The instant gratification of click-to-buy for next day delivery disappears faster than steak at a potluck when you go cruising. An hour’s drive from a mailbox at the US border drives this point home: whether it’s boat parts or a care package, getting a delivery overseas can be tricky. Shipping costs more, receiving is less certain, and customs may complicate matters. What do we do when we just have to get something shipped?
As frugal cruisers, the first option we investigate is the security of national mail services. But in many countries – like here in Mexico (pop. 128 million) – it’s not dependable. Like many places, mail is often inexplicably delayed. Another is Malaysia: below is one of the only pieces of personal mail I received in many years, a valentine from my friend Charlotte enclosing pictures of her daughters. It reached me in Malaysia in April about two months after it was mailed.
The next choice for package delivery is an international courier service like DHL, or UPS, or FedEx. You pay for security. Or do you? Some couriers work better in a given country than others. Their in-country operations (cruiser coconut telegraph) will help determine which service is best to use.

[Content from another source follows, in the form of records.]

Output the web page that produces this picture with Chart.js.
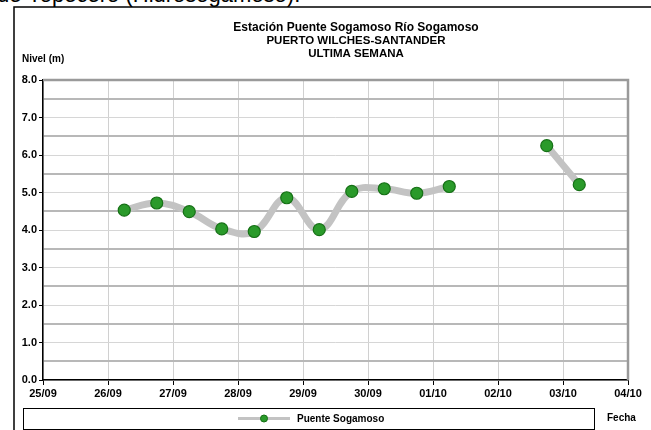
<!DOCTYPE html>
<html>
<head>
<meta charset="utf-8">
<script src="https://cdn.jsdelivr.net/npm/chart.js@4"></script>
<style>
  body { margin: 0; background: #fff; overflow: hidden; }
  #wrap { position: relative; width: 651px; height: 430px; }
  #top { position: absolute; left: -3px; top: -18px; font: 22px "Liberation Sans", Arial, sans-serif; color: #000; white-space: nowrap; }
  canvas { position: absolute; left: 0; top: 0; }
</style>
</head>
<body>
<div id="wrap">
  <div id="top">de Yopecero (Hidrosogamoso).</div>
  <canvas id="nivelChart" width="651" height="430"></canvas>
</div>
<script>
const dayLabels = ['25/09', '26/09', '27/09', '28/09', '29/09', '30/09', '01/10', '02/10', '03/10', '04/10'];
const sampleTimes = ['26/09 06', '26/09 18', '27/09 06', '27/09 18', '28/09 06', '28/09 18', '29/09 06',
    '29/09 18', '30/09 06', '30/09 18', '01/10 06', '01/10 18', '02/10 06', '02/10 18', '03/10 06'];
const levels = [4.53, 4.72, 4.49, 4.03, 3.96, 4.86, 4.01, 5.03, 5.10, 4.98, 5.16, null, null, 6.25, 5.21];
const titleLines = ['Estación Puente Sogamoso Río Sogamoso', 'PUERTO WILCHES-SANTANDER', 'ULTIMA SEMANA'];
const seriesName = 'Puente Sogamoso';

const FONT = '"Liberation Sans", Arial, sans-serif';

// day index + hour fraction
function toX(t) {
    const [d, h] = t.split(' ');
    return dayLabels.indexOf(d) + Number(h) / 24;
}

const points = sampleTimes.map((t, i) => ({ x: toX(t), y: levels[i] }));

const frame = {
    id: 'frame',
    beforeDatasetsDraw(chart) {
        const { ctx, chartArea: a } = chart;
        ctx.save();
        ctx.strokeStyle = '#9a9a9a';
        ctx.lineWidth = 2.5;
        ctx.beginPath();
        ctx.moveTo(a.left, a.top);
        ctx.lineTo(a.right, a.top);
        ctx.lineTo(a.right, a.bottom);
        ctx.stroke();
        ctx.restore();
    },
    afterDraw(chart) {
        const ctx = chart.ctx;
        ctx.save();
        // outer box
        ctx.strokeStyle = '#000';
        ctx.lineWidth = 1.5;
        ctx.beginPath();
        ctx.moveTo(14, 432);
        ctx.lineTo(14, 7);
        ctx.lineTo(655, 7);
        ctx.stroke();

        ctx.fillStyle = '#000';
        ctx.textAlign = 'center';
        ctx.textBaseline = 'alphabetic';
        titleLines.forEach((t, i) => {
            ctx.font = 'bold ' + (i === 0 ? 12 : 11.5) + 'px ' + FONT;
            ctx.fillText(t, 356, 31 + i * 13);
        });

        ctx.textAlign = 'left';
        ctx.font = 'bold 10px ' + FONT;
        ctx.fillText('Nivel (m)', 22, 62);
        ctx.fillText('Fecha', 607, 421);

        // legend
        ctx.lineWidth = 1;
        ctx.strokeStyle = '#000';
        ctx.strokeRect(23.5, 408.5, 571, 21);
        ctx.strokeStyle = '#c3c3c3';
        ctx.lineWidth = 3;
        ctx.beginPath();
        ctx.moveTo(238, 418.5);
        ctx.lineTo(290, 418.5);
        ctx.stroke();
        ctx.fillStyle = '#2a9a2a';
        ctx.strokeStyle = '#157015';
        ctx.lineWidth = 1;
        ctx.beginPath();
        ctx.arc(264, 418.5, 3.5, 0, Math.PI * 2);
        ctx.fill();
        ctx.stroke();
        ctx.fillStyle = '#000';
        ctx.fillText(seriesName, 297, 422);
        ctx.restore();
    }
};

new Chart(document.getElementById('nivelChart'), {
    type: 'line',
    data: {
        datasets: [{
            label: seriesName,
            data: points,
            borderColor: '#c3c3c3',
            borderWidth: 7,
            tension: 0.4,
            spanGaps: false,
            pointRadius: 6,
            pointBackgroundColor: '#2a9a2a',
            pointBorderColor: '#157015',
            pointBorderWidth: 1.2
        }]
    },
    options: {
        responsive: false,
        animation: false,
        layout: { padding: { top: 80, right: 23, bottom: 0, left: 0 } },
        plugins: {
            legend: { display: false },
            title: { display: false },
            tooltip: { enabled: false }
        },
        scales: {
            x: {
                type: 'linear',
                min: 0,
                max: dayLabels.length - 1,
                afterFit: s => { s.height = 50; },
                ticks: {
                    stepSize: 1,
                    padding: 2,
                    color: '#000',
                    font: { family: FONT, size: 11, weight: 'bold' },
                    maxRotation: 0,
                    autoSkip: false,
                    callback: v => dayLabels[v]
                },
                grid: { color: '#d0d0d0', lineWidth: 1, tickColor: '#000', tickLength: 5 },
                border: { color: '#000', width: 1.5 }
            },
            y: {
                min: 0,
                max: 8,
                afterFit: s => { s.width = 43; },
                ticks: {
                    stepSize: 0.5,
                    padding: 2,
                    color: '#000',
                    font: { family: FONT, size: 11, weight: 'bold' },
                    callback: v => (v % 1 === 0 ? v.toFixed(1) : '')
                },
                grid: {
                    color: c => (c.tick && c.tick.value % 1 !== 0 ? '#b8b8b8' : '#d6d6d6'),
                    lineWidth: c => (c.tick && c.tick.value % 1 !== 0 ? 2 : 1),
                    tickColor: c => (c.tick && c.tick.value % 1 === 0 ? '#000' : 'rgba(0,0,0,0)'),
                    tickLength: 4
                },
                border: { color: '#000', width: 1.5 }
            }
        }
    },
    plugins: [frame]
});
</script>
</body>
</html>
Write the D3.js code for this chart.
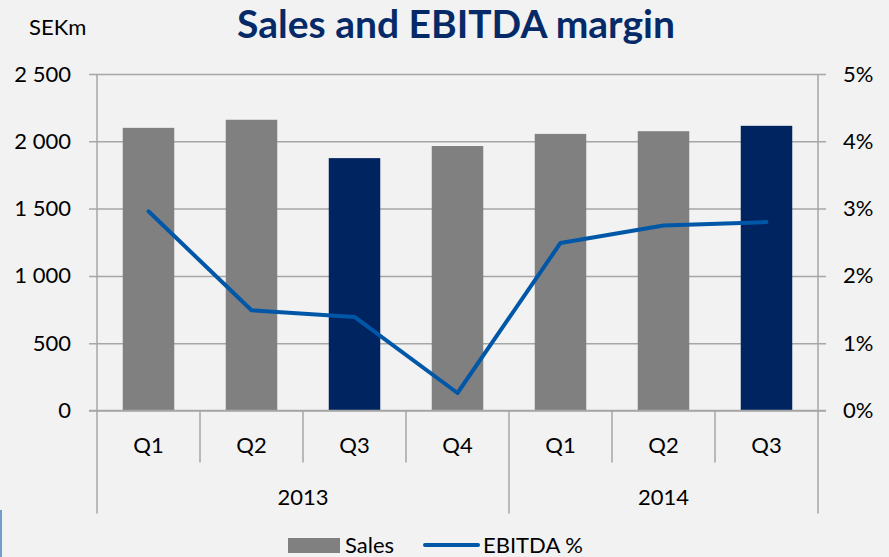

Then there’s the question of – what’s your address? Not obvious when the closest match is #3 coral head, north end of Mystery Bay, just before the pass. Marinas are typically a dependable option, with the presumed quid pro quo of booking a berth for a night or three. Call ahead to confirm, though: coaching clients of ours were recently disappointed by a marina in Sausalito that wouldn’t hold a package…so their plans changed to a sweet anchorage near a helpful friend ashore.
Secure mailboxes can be rented occasionally. Our Australian friends hauled out nearby are currently satisfying months of pent-up Amazon wish-list items with shipments to a “virtual mailbox” service called iPostal1.com, where for $10 they can get more than two dozen packages over the course of a month. When using a courier like FedEx, there may be a depot or storefront where you can collect parcels. This may be the most dependable option of all, as it doesn’t leave their system until it’s in your hands.
The old-school way is to have mail held at the nearest post office with the label ‘POSTE RESTANTE’ – literally, “remainder post” – but the availability varies, and best to confirm in advance. Having seen security in a few postal outlets, this is my last choice. Unless, that is, it includes a hike to the top of a mountain on Saint Helena, where a mailbox with avian caretakers is perfectly secure.
Our favorite method is to have a visitor bring it in their luggage. Cruisers help each other out this way, too: when my cousin flew to visit us in Bora Bora, she carried a windlass motor for another boat in the anchorage – a meaningful chunk of her luggage weight allowance, for the new best friends we’d met a few weeks before.
Customs adds further complications, and advance research is required. You may need an agent, or advance paperwork to avoid delays and fees or fines. Many countries, but far from all, facilitate “yacht-in-transit” deliveries without charging duty. Even then there may be paperwork and other hurdles: getting watermaker parts in Seychelles took three visits to the post office, two trips to the airport, and at least eight hours of bus rides. On the other hand, we got to try a great new food dive and met some interesting people along the way to duty-free importing.
Back in Puerto Peñasco, Mexico, one of the reasons we decided to haul out here this summer is the easy access to the USA for ordering boat bits. It’s about an hour to Lukeville, Arizona (pop. 61), where a gas station — yes, a gas station — is happy to hold your package. Cruisers quickly learn that the USA is just about the best place in the world for affordable, timely access to quality products. For us and others here in the shipyard, this means the supplies to do a job right.
Does this all sound like a hassle? It pushes us to separate needs from wants pretty quickly, and that’s just fine. We went cruising to live more simply; to find fulfillment in everyday experiences, and not shiny things – unless it’s the inside of that abalone winking up at me, from a coral head just north of the pass into Mystery Bay.